Raw data:

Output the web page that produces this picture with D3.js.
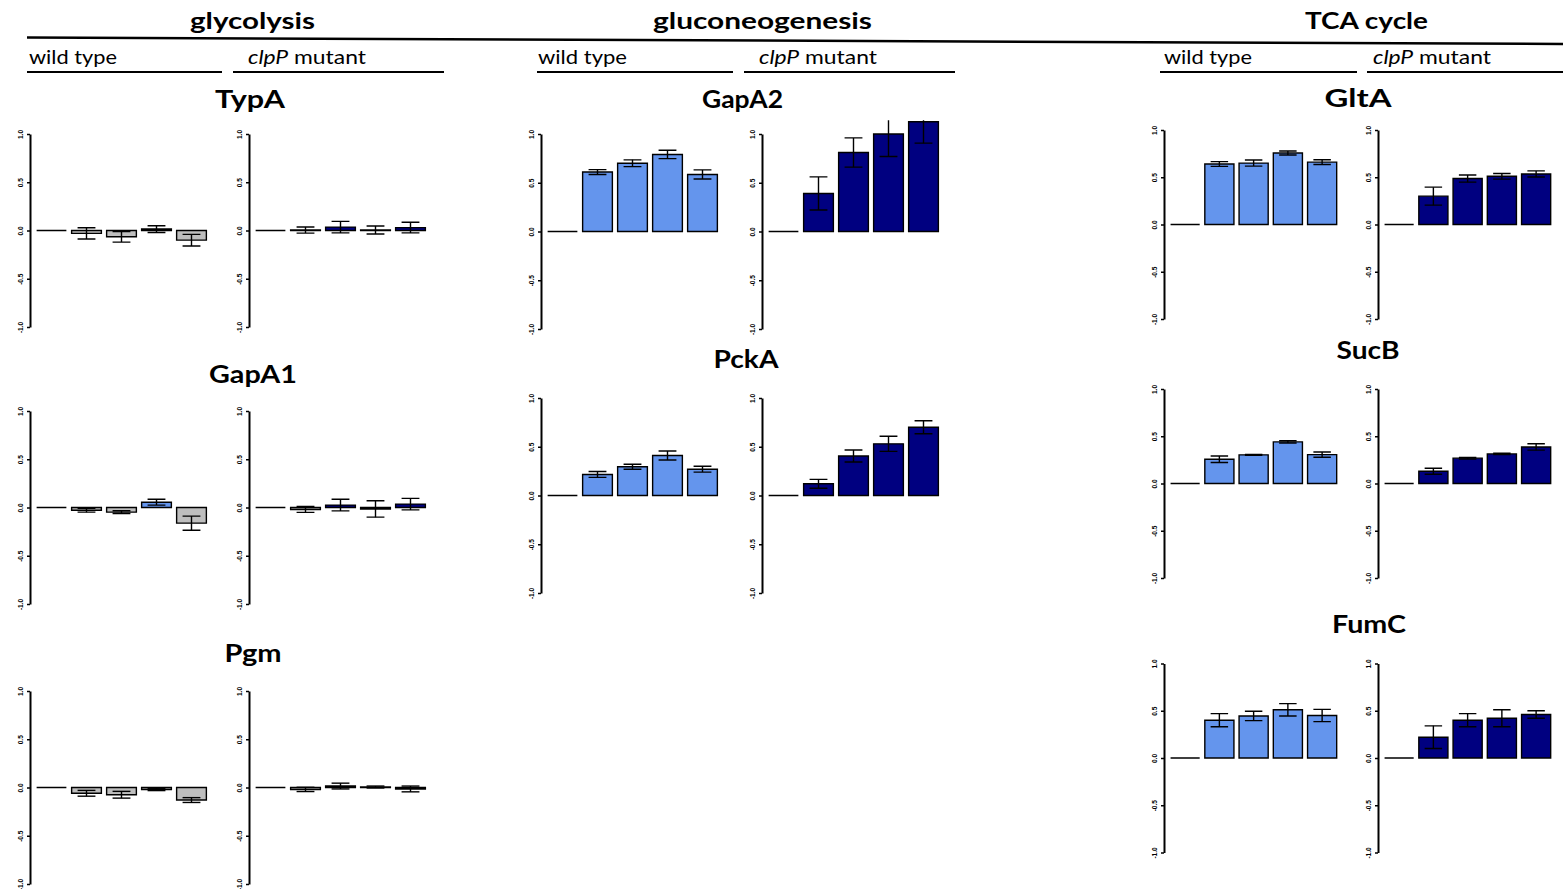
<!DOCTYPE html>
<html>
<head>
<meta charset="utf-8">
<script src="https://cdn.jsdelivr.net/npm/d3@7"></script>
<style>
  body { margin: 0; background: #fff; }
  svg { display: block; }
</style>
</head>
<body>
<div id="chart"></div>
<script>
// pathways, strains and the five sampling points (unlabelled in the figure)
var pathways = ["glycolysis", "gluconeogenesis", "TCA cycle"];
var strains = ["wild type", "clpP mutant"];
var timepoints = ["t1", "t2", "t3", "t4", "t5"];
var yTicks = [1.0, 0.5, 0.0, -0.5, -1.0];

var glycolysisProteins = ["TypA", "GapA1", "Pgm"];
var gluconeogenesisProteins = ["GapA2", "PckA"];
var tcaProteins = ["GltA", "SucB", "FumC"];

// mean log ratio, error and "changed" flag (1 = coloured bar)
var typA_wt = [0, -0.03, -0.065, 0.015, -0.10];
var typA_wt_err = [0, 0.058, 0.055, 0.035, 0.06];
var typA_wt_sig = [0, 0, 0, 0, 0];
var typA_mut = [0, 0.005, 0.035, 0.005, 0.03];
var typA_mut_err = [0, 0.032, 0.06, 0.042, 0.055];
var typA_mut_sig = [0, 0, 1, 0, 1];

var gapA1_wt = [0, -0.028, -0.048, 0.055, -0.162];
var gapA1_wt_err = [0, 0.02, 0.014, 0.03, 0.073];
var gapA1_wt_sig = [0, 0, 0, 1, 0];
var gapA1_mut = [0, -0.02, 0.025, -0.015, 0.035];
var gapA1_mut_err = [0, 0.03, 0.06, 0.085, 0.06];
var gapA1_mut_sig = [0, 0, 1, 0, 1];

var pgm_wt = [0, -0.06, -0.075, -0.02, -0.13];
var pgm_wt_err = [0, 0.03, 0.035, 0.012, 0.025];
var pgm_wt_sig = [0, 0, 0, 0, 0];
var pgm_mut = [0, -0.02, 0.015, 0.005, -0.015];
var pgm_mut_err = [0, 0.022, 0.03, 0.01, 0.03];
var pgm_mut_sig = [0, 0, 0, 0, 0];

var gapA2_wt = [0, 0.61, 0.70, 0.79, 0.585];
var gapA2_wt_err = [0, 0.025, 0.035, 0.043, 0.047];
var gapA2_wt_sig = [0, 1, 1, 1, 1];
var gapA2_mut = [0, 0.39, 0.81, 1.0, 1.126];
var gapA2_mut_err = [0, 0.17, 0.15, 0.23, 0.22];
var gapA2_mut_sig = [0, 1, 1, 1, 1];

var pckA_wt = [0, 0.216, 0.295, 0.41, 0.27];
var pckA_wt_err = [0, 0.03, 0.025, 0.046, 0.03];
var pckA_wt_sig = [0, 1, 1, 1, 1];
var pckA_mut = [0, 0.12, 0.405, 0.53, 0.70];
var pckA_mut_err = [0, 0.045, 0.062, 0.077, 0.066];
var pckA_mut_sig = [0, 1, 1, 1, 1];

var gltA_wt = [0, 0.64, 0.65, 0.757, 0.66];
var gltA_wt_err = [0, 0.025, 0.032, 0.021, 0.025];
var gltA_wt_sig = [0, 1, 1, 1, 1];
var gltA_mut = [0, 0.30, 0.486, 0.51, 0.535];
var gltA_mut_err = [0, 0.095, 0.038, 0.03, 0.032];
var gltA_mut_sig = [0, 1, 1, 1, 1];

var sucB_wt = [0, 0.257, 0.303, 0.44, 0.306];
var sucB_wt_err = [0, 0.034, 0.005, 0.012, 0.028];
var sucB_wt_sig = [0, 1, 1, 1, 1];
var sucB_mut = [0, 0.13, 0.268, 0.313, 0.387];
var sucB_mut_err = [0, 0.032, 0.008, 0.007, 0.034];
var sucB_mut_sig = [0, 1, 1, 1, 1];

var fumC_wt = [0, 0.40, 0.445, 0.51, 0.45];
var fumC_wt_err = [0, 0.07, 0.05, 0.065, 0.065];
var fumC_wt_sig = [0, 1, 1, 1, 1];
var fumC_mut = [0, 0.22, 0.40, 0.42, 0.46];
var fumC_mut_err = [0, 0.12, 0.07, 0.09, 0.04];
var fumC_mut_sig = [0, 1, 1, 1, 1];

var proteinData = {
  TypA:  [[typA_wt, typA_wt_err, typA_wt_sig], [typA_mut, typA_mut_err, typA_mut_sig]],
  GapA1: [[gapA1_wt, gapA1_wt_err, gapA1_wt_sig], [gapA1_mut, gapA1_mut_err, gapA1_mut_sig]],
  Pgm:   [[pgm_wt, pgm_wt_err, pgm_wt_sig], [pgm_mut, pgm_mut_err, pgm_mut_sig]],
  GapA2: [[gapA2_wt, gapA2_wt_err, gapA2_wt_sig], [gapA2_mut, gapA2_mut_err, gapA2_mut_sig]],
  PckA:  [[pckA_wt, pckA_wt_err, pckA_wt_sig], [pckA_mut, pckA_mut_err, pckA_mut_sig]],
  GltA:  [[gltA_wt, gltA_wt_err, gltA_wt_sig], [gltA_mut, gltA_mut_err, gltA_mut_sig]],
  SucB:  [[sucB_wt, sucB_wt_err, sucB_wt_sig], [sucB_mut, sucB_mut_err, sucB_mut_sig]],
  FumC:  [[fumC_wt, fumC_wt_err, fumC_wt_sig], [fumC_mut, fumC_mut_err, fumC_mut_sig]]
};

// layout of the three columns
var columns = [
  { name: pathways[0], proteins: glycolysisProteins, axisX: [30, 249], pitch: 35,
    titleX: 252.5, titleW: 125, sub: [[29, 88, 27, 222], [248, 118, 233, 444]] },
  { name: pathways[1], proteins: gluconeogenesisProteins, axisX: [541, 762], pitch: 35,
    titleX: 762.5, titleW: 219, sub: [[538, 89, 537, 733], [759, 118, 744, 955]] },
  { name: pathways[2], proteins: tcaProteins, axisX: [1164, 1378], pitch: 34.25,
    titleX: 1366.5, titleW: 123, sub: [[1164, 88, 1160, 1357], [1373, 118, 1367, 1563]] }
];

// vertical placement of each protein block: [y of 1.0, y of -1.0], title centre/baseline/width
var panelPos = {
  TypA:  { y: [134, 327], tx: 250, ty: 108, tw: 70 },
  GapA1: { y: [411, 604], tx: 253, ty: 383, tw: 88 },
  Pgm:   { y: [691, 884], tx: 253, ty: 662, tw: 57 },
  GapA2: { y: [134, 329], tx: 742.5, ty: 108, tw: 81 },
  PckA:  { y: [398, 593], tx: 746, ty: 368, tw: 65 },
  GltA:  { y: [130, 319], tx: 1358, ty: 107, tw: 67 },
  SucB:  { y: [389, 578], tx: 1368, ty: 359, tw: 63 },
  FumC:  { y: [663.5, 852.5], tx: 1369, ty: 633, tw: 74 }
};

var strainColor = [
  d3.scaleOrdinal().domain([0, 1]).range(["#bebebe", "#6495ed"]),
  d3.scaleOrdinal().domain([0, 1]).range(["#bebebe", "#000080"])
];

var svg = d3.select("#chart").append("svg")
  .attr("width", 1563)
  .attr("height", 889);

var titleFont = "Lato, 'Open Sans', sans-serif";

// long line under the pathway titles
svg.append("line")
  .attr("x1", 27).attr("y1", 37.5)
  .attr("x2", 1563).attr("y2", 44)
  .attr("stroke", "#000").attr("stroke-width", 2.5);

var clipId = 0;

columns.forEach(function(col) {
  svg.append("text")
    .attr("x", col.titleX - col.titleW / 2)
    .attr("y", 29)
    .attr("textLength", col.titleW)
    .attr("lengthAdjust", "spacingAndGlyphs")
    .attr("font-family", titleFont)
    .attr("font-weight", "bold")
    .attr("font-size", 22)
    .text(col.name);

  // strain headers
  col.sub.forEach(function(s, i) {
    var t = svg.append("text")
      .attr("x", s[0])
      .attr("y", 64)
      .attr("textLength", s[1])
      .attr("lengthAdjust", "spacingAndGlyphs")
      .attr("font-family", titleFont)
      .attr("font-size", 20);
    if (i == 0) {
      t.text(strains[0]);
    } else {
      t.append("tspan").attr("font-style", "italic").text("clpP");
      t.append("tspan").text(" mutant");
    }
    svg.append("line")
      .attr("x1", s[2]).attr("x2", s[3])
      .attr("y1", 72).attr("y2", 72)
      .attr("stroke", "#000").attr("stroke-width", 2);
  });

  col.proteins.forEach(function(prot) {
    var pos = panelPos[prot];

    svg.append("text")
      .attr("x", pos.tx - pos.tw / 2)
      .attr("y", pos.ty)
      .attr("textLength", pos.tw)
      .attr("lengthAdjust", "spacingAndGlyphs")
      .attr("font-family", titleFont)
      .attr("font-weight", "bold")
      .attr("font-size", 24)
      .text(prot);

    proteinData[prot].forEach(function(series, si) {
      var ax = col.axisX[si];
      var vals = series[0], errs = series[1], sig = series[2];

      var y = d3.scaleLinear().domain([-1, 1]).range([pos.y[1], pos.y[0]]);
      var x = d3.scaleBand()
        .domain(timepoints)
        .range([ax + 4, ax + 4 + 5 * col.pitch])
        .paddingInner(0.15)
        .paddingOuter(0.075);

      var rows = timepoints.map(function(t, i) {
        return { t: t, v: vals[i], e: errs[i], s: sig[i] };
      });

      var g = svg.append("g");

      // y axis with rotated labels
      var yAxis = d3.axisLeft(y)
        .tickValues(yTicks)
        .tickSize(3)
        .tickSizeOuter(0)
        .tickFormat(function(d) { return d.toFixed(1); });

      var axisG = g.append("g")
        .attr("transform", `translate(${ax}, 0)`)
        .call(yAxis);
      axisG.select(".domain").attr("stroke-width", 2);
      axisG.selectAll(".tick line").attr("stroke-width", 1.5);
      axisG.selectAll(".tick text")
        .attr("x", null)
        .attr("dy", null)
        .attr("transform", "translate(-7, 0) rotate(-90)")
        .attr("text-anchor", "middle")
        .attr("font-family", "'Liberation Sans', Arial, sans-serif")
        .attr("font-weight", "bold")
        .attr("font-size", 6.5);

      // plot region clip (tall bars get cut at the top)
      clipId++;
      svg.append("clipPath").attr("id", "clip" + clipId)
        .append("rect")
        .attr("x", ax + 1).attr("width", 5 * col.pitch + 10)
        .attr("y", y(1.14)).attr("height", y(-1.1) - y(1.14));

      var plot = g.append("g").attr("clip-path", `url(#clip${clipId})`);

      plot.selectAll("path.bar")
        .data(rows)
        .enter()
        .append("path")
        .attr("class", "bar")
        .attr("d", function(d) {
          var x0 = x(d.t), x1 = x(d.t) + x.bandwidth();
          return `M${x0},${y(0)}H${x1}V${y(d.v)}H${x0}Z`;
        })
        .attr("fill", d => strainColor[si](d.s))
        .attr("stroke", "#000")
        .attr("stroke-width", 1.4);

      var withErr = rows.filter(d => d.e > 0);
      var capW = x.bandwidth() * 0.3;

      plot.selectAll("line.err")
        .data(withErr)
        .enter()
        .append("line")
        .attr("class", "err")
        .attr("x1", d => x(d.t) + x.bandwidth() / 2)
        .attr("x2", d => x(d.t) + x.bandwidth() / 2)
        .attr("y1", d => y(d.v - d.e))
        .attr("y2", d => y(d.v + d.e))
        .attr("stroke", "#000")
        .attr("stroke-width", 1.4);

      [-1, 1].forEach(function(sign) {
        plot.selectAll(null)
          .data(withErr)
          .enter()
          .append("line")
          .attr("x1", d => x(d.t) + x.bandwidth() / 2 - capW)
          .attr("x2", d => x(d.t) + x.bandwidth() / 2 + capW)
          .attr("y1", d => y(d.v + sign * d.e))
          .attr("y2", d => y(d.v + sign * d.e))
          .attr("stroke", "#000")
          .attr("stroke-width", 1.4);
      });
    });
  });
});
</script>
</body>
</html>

Work to do:
Repeat the listing above up to and including the line with "var typA_mut_sig = [0, 0, 1, 0, 1];", starting from its first line. Drop any pictures.

Task output:
Output the web page that produces this picture with D3.js.
<!DOCTYPE html>
<html>
<head>
<meta charset="utf-8">
<script src="https://cdn.jsdelivr.net/npm/d3@7"></script>
<style>
  body { margin: 0; background: #fff; }
  svg { display: block; }
</style>
</head>
<body>
<div id="chart"></div>
<script>
// pathways, strains and the five sampling points (unlabelled in the figure)
var pathways = ["glycolysis", "gluconeogenesis", "TCA cycle"];
var strains = ["wild type", "clpP mutant"];
var timepoints = ["t1", "t2", "t3", "t4", "t5"];
var yTicks = [1.0, 0.5, 0.0, -0.5, -1.0];

var glycolysisProteins = ["TypA", "GapA1", "Pgm"];
var gluconeogenesisProteins = ["GapA2", "PckA"];
var tcaProteins = ["GltA", "SucB", "FumC"];

// mean log ratio, error and "changed" flag (1 = coloured bar)
var typA_wt = [0, -0.03, -0.065, 0.015, -0.10];
var typA_wt_err = [0, 0.058, 0.055, 0.035, 0.06];
var typA_wt_sig = [0, 0, 0, 0, 0];
var typA_mut = [0, 0.005, 0.035, 0.005, 0.03];
var typA_mut_err = [0, 0.032, 0.06, 0.042, 0.055];
var typA_mut_sig = [0, 0, 1, 0, 1];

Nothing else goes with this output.